7. The touch panel according to claim 2, wherein the touch driving electrodes and/or the touch sensing electrodes are touch electrodes with a first hollow pattern; a second hollow pattern is formed by making the fingerprint driving electrode be intersected with the fingerprint sensing electrode and the second hollow pattern is the same with the first hollow pattern.

8. The touch panel according to claim 2, wherein the fingerprint recognition film layer is arranged on either side of the touch film layer, or is sandwiched between the touch film layer at which the touch driving electrode is located and the touch film layer at which the touch sensing electrode is located in the touch film layer.
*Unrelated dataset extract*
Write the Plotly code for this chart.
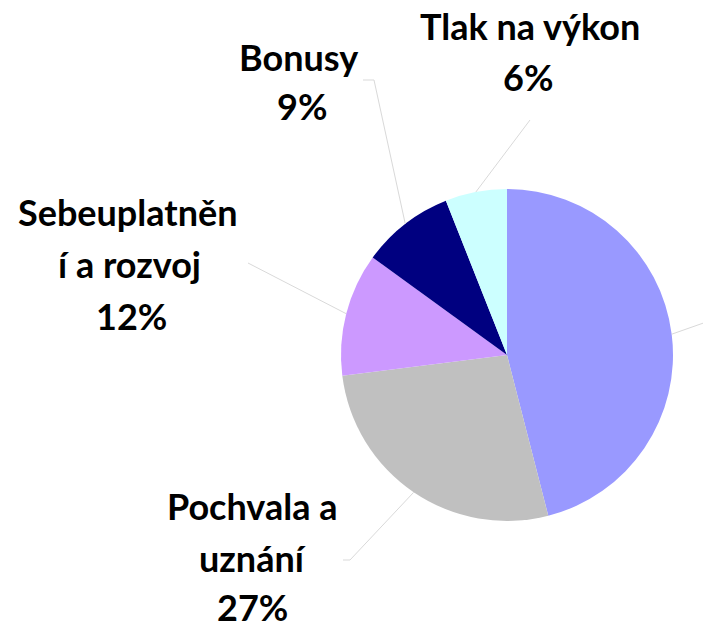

9. The touch panel according to claim 1, wherein the touch panel further comprises: a display film layer comprising a plurality of light-emitting sub-pixels arranged in an array; in the fingerprint recognition pattern, an orthographic projection of each fingerprint driving electrode and/or each fingerprint sensing electrode on the touch film layer is not in coincidence with an orthographic projection of the light-emitting sub-pixels in the display film layer on the touch film layer.

10. The touch panel according to claim 9, wherein a material for the fingerprint recognition pattern is a transparent conductive material or a metal material.

11. The touch panel according to claim 2, wherein in the touch film layer, a central-to-central distance between the adjacent touch driving electrodes ranges from 3 to 7 mm, and a central-to-central distance between the adjacent touch sensing electrodes ranges from 3 to 7 mm; in the fingerprint recognition film layer, the central-to-central distance between the adjacent fingerprint recognition patterns ranges from 3 to 7 mm.

12. A touch display device, wherein comprising the touch panel according to claim 1, the touch panel comprising a touch film layer and a fingerprint recognition film layer; wherein an orthographic project of the fingerprint recognition film layer on the touch film layer is located in at least one predetermined hollow region of the touch film layer.